Reinforcement Learning-based Home Energy Management with Heterogeneous Batteries and Stochastic EV Behaviour
Meng Yuan, Ye Wang, Xinghuo Yu, Torsten Wik, Changfu Zou
TL;DR
The paper tackles home energy management with PV, stationary storage, and EVs under stochastic EV usage by formulating a constrained Markov decision process and solving it with a Lagrangian Soft Actor-Critic algorithm. It uniquely incorporates heterogeneous degradation dynamics for stationary and EV batteries and models stochastic EV arrival/departure and driving distance using Swedish travel data, enabling robust policy learning. The approach achieves price arbitrage, maintains indoor comfort within tight bounds, and reduces total cost while lowering battery degradation compared to rule-based baselines. This method offers a practical, data-driven framework for real-world HEMS, improving economic performance and battery longevity without sacrificing occupant comfort.
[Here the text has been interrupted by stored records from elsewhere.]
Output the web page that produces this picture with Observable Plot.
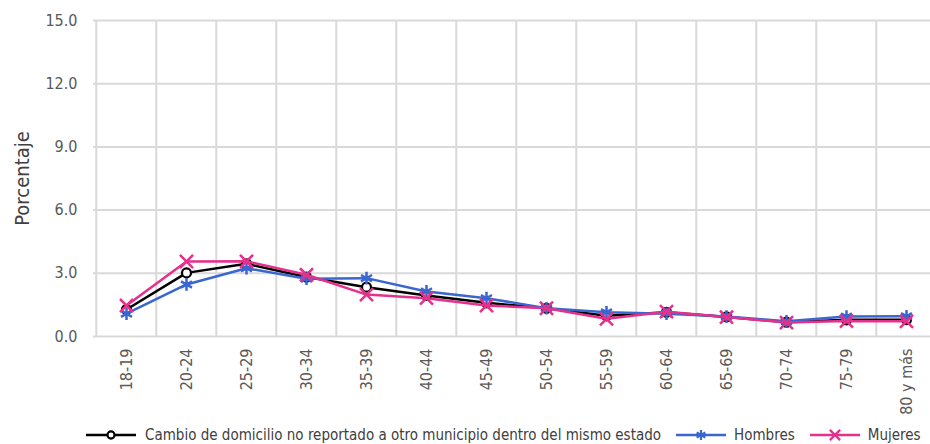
<!DOCTYPE html>
<html>
<head>
<meta charset="utf-8">
<script src="https://cdn.jsdelivr.net/npm/d3@7"></script>
<script src="https://cdn.jsdelivr.net/npm/@observablehq/plot@0.6"></script>
<style>
  body { margin: 0; background: #fff; }
  #chart { width: 930px; height: 444px; position: relative; overflow: hidden; font-family: "Liberation Sans Narrow", "Arial Narrow", "DejaVu Sans Condensed", sans-serif; }
  #legend { position: absolute; left: 86px; top: 424px; height: 22px; display: flex; align-items: center; font-size: 15px; color: #404040; white-space: nowrap; }
  .item { display: flex; align-items: center; }
  .item svg { display: block; }
</style>
</head>
<body>
<div id="chart"></div>
<script>
const categories = ["18-19","20-24","25-29","30-34","35-39","40-44","45-49","50-54","55-59","60-64","65-69","70-74","75-79","80 y más"];
const cambio  = [1.28, 3.02, 3.45, 2.82, 2.34, 1.95, 1.60, 1.34, 0.98, 1.15, 0.93, 0.68, 0.79, 0.80];
const hombres = [1.08, 2.47, 3.24, 2.74, 2.77, 2.14, 1.82, 1.34, 1.15, 1.08, 0.95, 0.72, 0.95, 0.96];
const mujeres = [1.47, 3.56, 3.57, 2.93, 1.99, 1.82, 1.47, 1.34, 0.84, 1.18, 0.92, 0.66, 0.73, 0.72];
const yTicks = [0, 3, 6, 9, 12, 15];
const seriesNames = ["Cambio de domicilio no reportado a otro municipio dentro del mismo estado", "Hombres", "Mujeres"];
const yLabel = "Porcentaje";

const colors = {black: "#000000", blue: "#3A66CF", pink: "#E6318C"};
const grid = "#d9d9d9";
const font = '"Liberation Sans Narrow", "Arial Narrow", "DejaVu Sans Condensed", sans-serif';

const W = 930, H = 424;
const mL = 93, mT = 20, mB = 88;
const xRange = [93, 939.5];
const step = (xRange[1] - xRange[0]) / categories.length;

const rows = (vals, s) => categories.map((c, i) => ({cat: c, v: vals[i], s}));
const dCambio = rows(cambio, seriesNames[0]);
const dHombres = rows(hombres, seriesNames[1]);
const dMujeres = rows(mujeres, seriesNames[2]);

const plot = Plot.plot({
  width: W, height: H,
  marginLeft: mL, marginRight: 0, marginTop: mT, marginBottom: mB,
  style: {fontFamily: font, fontSize: "16px", color: "#595959", background: "transparent", overflow: "visible"},
  x: {type: "point", domain: categories, range: xRange, padding: 0.5},
  y: {domain: [0, 15]},
  marks: [
    Plot.ruleY(yTicks, {y: d => d, stroke: grid, strokeWidth: 2}),
    Plot.ruleX(categories, {x: d => d, dx: -step / 2, stroke: grid, strokeWidth: 2}),
    Plot.axisY({ticks: yTicks, tickFormat: d3.format(".1f"), tickSize: 0, tickPadding: 16, label: null, fontSize: 16}),
    Plot.axisX({tickSize: 0, tickRotate: -90, tickPadding: 12, label: null, fontSize: 16}),
    Plot.text([yLabel], {frameAnchor: "left", textAnchor: "middle", text: d => d, rotate: -90, dx: -71, fontSize: 20, fill: "#404040"}),
    Plot.line(dCambio, {x: "cat", y: "v", stroke: colors.black, strokeWidth: 2.5}),
    Plot.dot(dCambio, {x: "cat", y: "v", symbol: "circle", r: 4.5, stroke: colors.black, fill: "white", strokeWidth: 2.2}),
    Plot.line(dHombres, {x: "cat", y: "v", stroke: colors.blue, strokeWidth: 2.5}),
    Plot.dot(dHombres, {x: "cat", y: "v", symbol: "asterisk", r: 6, stroke: colors.blue, strokeWidth: 2.5}),
    Plot.line(dMujeres, {x: "cat", y: "v", stroke: colors.pink, strokeWidth: 2.5}),
    Plot.dot(dMujeres, {x: "cat", y: "v", symbol: "times", r: 6, stroke: colors.pink, strokeWidth: 2.5})
  ]
});
const chart = document.getElementById("chart");
chart.appendChild(plot);

// legend
const legend = document.createElement("div");
legend.id = "legend";
const items = [
  {name: seriesNames[0], color: colors.black, sym: "circle", gapAfter: 15},
  {name: seriesNames[1], color: colors.blue, sym: "asterisk", gapAfter: 15},
  {name: seriesNames[2], color: colors.pink, sym: "times", gapAfter: 0}
];
const symMap = {circle: d3.symbolCircle, asterisk: d3.symbolAsterisk, times: d3.symbolTimes};
items.forEach(it => {
  const el = document.createElement("div");
  el.className = "item";
  el.style.marginRight = it.gapAfter + "px";
  const s = d3.create("svg").attr("width", 52).attr("height", 14);
  s.append("line").attr("x1", 0).attr("x2", 50).attr("y1", 7).attr("y2", 7).attr("stroke", it.color).attr("stroke-width", 2.5);
  s.append("path").attr("transform", "translate(25,7)")
    .attr("d", d3.symbol(symMap[it.sym], it.sym === "circle" ? 40 : 70)())
    .attr("fill", it.sym === "circle" ? "white" : "none")
    .attr("stroke", it.color).attr("stroke-width", 2.2);
  el.appendChild(s.node());
  const t = document.createElement("span");
  t.textContent = it.name;
  t.style.marginLeft = (it.sym === "circle" ? 7 : 6) + "px";
  el.appendChild(t);
  legend.appendChild(el);
});
chart.appendChild(legend);
</script>
</body>
</html>
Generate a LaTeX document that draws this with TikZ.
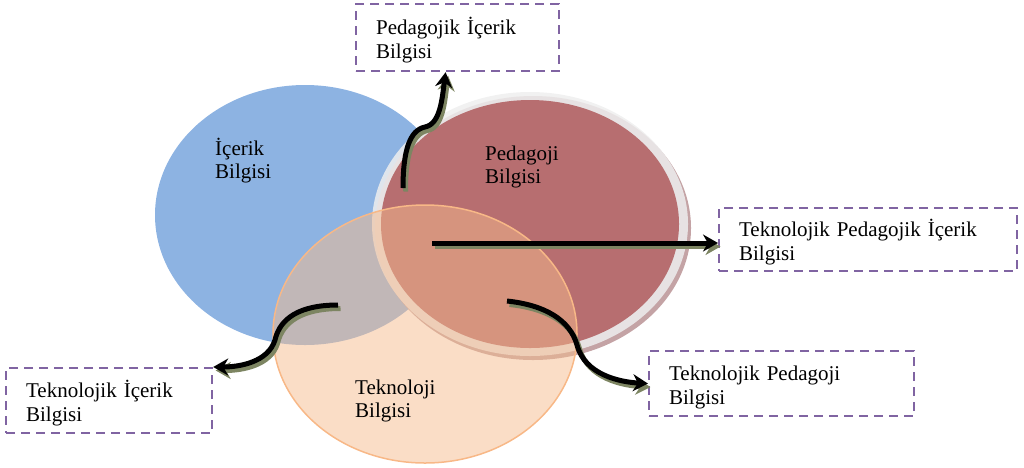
\documentclass[tikz,border=0pt]{standalone}
\usepackage{fontspec}
\setmainfont{Liberation Serif}
\usetikzlibrary{arrows.meta}

\definecolor{icblue}{HTML}{8DB3E2}
\definecolor{pedred}{HTML}{A84A4C}
\definecolor{ringgray}{HTML}{EEEEEE}
\definecolor{ringshadow}{HTML}{C4A3A5}
\definecolor{tekorange}{HTML}{F5BB8D}
\definecolor{tekedge}{HTML}{F8B887}
\definecolor{boxpurple}{HTML}{8064A2}
\definecolor{arrshade}{HTML}{7D8562}

\begin{document}
\begin{tikzpicture}[x=1pt, y=-1pt,
  kbox/.style={draw=boxpurple, line width=2.2pt, dash pattern=on 9pt off 6pt,
    anchor=north west, align=left, inner xsep=20pt,
    font=\fontsize{21}{24}\selectfont,
    execute at begin node={\rule{0pt}{22pt}}},
  lbl/.style={anchor=north west, align=left, inner sep=0pt,
    font=\fontsize{21}{23}\selectfont},
  bigarrow/.style={line width=5pt, -{Stealth[length=15pt,width=17pt]},
    preaction={draw=arrshade, line width=5pt, -{Stealth[length=15pt,width=17pt]},
      transform canvas={shift={(2.5pt,-3.5pt)}}}}]
\useasboundingbox (0,0) rectangle (1024,467);

% the three circles
\fill[icblue] (305,215) ellipse [x radius=150, y radius=130];
\fill[ringshadow] (533,228) ellipse [x radius=158, y radius=132];
\fill[ringgray, opacity=0.85] (530,224) ellipse [x radius=158, y radius=132];
\fill[pedred, opacity=0.76] (530,224) ellipse [x radius=149, y radius=124];
\filldraw[fill=tekorange, fill opacity=0.5, draw=tekedge, line width=1.5pt] (425,334) ellipse [x radius=152, y radius=129];

% circle labels
\node[lbl] (icerik) at (215,138) {İçerik\\Bilgisi};
\node[lbl] (pedagoji) at (485,146) {Pedagoji\\Bilgisi};
\node[lbl] (teknoloji) at (355,380) {Teknoloji\\Bilgisi};

% the boxes
\node[kbox, text width=163pt, minimum height=67pt] (pik) at (355,3) {Pedagojik İçerik\\Bilgisi};
\node[kbox, text width=258pt, minimum height=63pt] (tpik) at (718,207) {Teknolojik Pedagojik İçerik\\Bilgisi};
\node[kbox, text width=225pt, minimum height=65pt] (tpb) at (648,350) {Teknolojik Pedagoji\\Bilgisi};
\node[kbox, text width=166pt, minimum height=65pt] (tib) at (5,367) {Teknolojik İçerik\\Bilgisi};

% arrows out of the overlaps
\coordinate (pikstart) at (403,188);
\coordinate (tpikstart) at (432,243);
\coordinate (tpbstart) at (507,301);
\coordinate (tibstart) at (338,305);

\draw[bigarrow] (pikstart) .. controls (403,150) and (410,130) .. (425,127)
  .. controls (440,124) and (442,100) .. ([xshift=-12pt]pik.south);
\draw[bigarrow] (tpikstart) -- (tpikstart -| tpik.west);
\draw[bigarrow] (tpbstart) .. controls (545,305) and (570,320) .. (577,345)
  .. controls (585,375) and (620,382) .. (tpb.west);
\draw[bigarrow] (tibstart) .. controls (300,305) and (280,318) .. (275,340)
  .. controls (268,362) and (240,367) .. (tib.north east);
\end{tikzpicture}
\end{document}
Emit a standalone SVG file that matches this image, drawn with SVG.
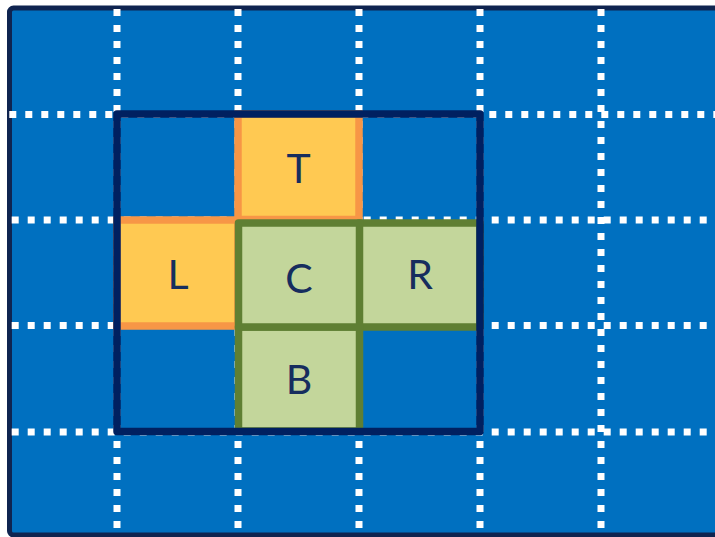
<svg xmlns="http://www.w3.org/2000/svg" width="715" height="537" viewBox="0 0 715 537">
<style>
.grid{stroke:#FFFFFF;stroke-width:7;stroke-dasharray:7 9;fill:none}
.orange{fill:#FFC952;stroke:#F79646;stroke-width:7.5}
.green{fill:#C3D69B;stroke:#5F7F33;stroke-width:7.5;stroke-linejoin:round}
.lbl{font-family:Lato,"Open Sans","Liberation Sans",sans-serif;font-size:41px;fill:#162D5E;text-anchor:middle}
</style>
<rect x="0" y="0" width="715" height="537" fill="#FFFFFF"/>
<rect id="frame" x="9.5" y="8" width="720" height="527" rx="4" fill="#0070C0" stroke="#0F2450" stroke-width="5"/>
<g id="grid">
<line class="grid" x1="9.3" y1="114.5" x2="715" y2="114.5"/>
<line class="grid" x1="11.7" y1="220" x2="715" y2="220"/>
<line class="grid" x1="11.7" y1="325.5" x2="715" y2="325.5"/>
<line class="grid" x1="11.7" y1="432" x2="715" y2="432"/>
<line class="grid" x1="117" y1="9" x2="117" y2="537"/>
<line class="grid" x1="238" y1="9" x2="238" y2="537"/>
<line class="grid" x1="359" y1="9" x2="359" y2="537"/>
<line class="grid" x1="480" y1="9" x2="480" y2="537"/>
<line class="grid" x1="601" y1="9" x2="601" y2="537"/>
</g>
<g id="T"><rect class="orange" x="238" y="114" width="121" height="105.5"/><text class="lbl" x="298.5" y="183">T</text></g>
<g id="L"><rect class="orange" x="117" y="220" width="121" height="106"/><text class="lbl" x="178" y="289">L</text></g>
<g id="R"><rect class="green" x="359" y="223" width="121" height="104"/><text class="lbl" x="420" y="289">R</text></g>
<g id="B"><rect class="green" x="238.5" y="327" width="121" height="104"/><text class="lbl" x="299" y="394">B</text></g>
<g id="C"><rect class="green" x="238.5" y="223" width="121" height="104"/><text class="lbl" x="299" y="293">C</text></g>
<g id="box"><rect x="117" y="114" width="363" height="317.5" fill="none" stroke="#002060" stroke-width="7.5" stroke-linejoin="round"/></g>
</svg>
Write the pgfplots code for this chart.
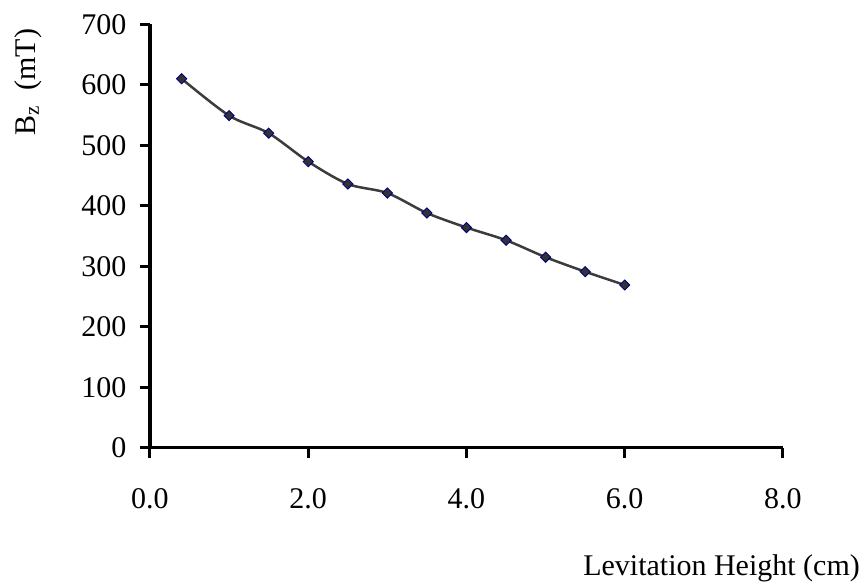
\documentclass[border=0pt]{standalone}
\usepackage{fontspec}
\setmainfont{Liberation Serif}
\usepackage{pgfplots}
\pgfplotsset{compat=1.18}
\definecolor{linegray}{HTML}{3C3C3C}
\definecolor{markfill}{HTML}{333333}
\definecolor{marknavy}{HTML}{000080}
\begin{document}
\begin{tikzpicture}
\path[use as bounding box] (-150pt,-135.3pt) rectangle (713pt,447.7pt);
\begin{axis}[
 at={(0,0)}, anchor=south west, scale only axis,
 width=633pt, height=423.4pt,
 xmin=0, xmax=8, ymin=0, ymax=700,
 axis lines=left,
 axis line style={-, line width=3.2pt, black},
 x axis line style={-, line width=3.2pt, black},
 y axis line style={-, line width=3.2pt, black},
 xtick={0,2,4,6,8}, ytick={0,100,...,700},
 tick align=outside, major tick length=10pt,
 major tick style={black, line width=3pt},
 xticklabel style={/pgf/number format/fixed, /pgf/number format/fixed zerofill, /pgf/number format/precision=1},
 /pgf/number format/assume math mode=true,
 tick label style={font=\fontsize{30}{36}\selectfont},
 xticklabel style={anchor=north, yshift=-27pt},
 yticklabel style={anchor=east, xshift=-10pt},
 xlabel={Levitation Height (cm)},
 xlabel style={font=\fontsize{30}{36}\selectfont, at={(rel axis cs:1.127,-0.3007)}, anchor=base east},
 ylabel={B\textsubscript{z}\ \ (mT)},
 ylabel style={font=\fontsize{30}{36}\selectfont, at={(rel axis cs:-0.1927,0.8637)}, anchor=center},
 clip=false,
]
\addplot[smooth, tension=0.5, color=linegray, line width=2.5pt,
  mark=square*, mark size=3.6pt,
  mark options={rotate=45, fill=markfill, draw=marknavy, line width=0.9pt, solid}]
 coordinates {
 (0.4,610) (1.0,549) (1.5,520) (2.0,473) (2.5,436) (3.0,421)
 (3.5,388) (4.0,364) (4.5,343) (5.0,315) (5.5,291) (6.0,269)
 };
\end{axis}
\end{tikzpicture}
\end{document}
The results highlight the importance of respecting technology-heterogeneity and user behavior in DRL-based energy management for homes.
Abstract
The widespread adoption of photovoltaic (PV), electric vehicles (EVs), and stationary energy storage systems (ESS) in households increases system complexity while simultaneously offering new opportunities for energy regulation. However, effectively coordinating these resources under uncertainties remains challenging. This paper proposes a novel home energy management framework based on deep reinforcement learning (DRL) that can jointly minimise energy expenditure and battery degradation while guaranteeing occupant comfort and EV charging requirements. Distinct from existing studies, we explicitly account for the heterogeneous degradation characteristics of stationary and EV batteries in the optimisation, alongside stochastic user behaviour regarding arrival time, departure time, and driving distance. The energy scheduling problem is formulated as a constrained Markov decision process (CMDP) and solved using a Lagrangian soft actor-critic (SAC) algorithm. This approach enables the agent to learn optimal control policies that enforce physical constraints, including indoor temperature bounds and target EV state of charge upon departure, despite stochastic uncertainties. Numerical simulations over a one-year horizon demonstrate the effectiveness of the proposed framework in satisfying physical constraints while eliminating thermal oscillations and achieving significant economic benefits. Specifically, the method reduces the cumulative operating cost substantially compared to two standard rule-based baselines while simultaneously decreasing battery degradation costs by 8.44%.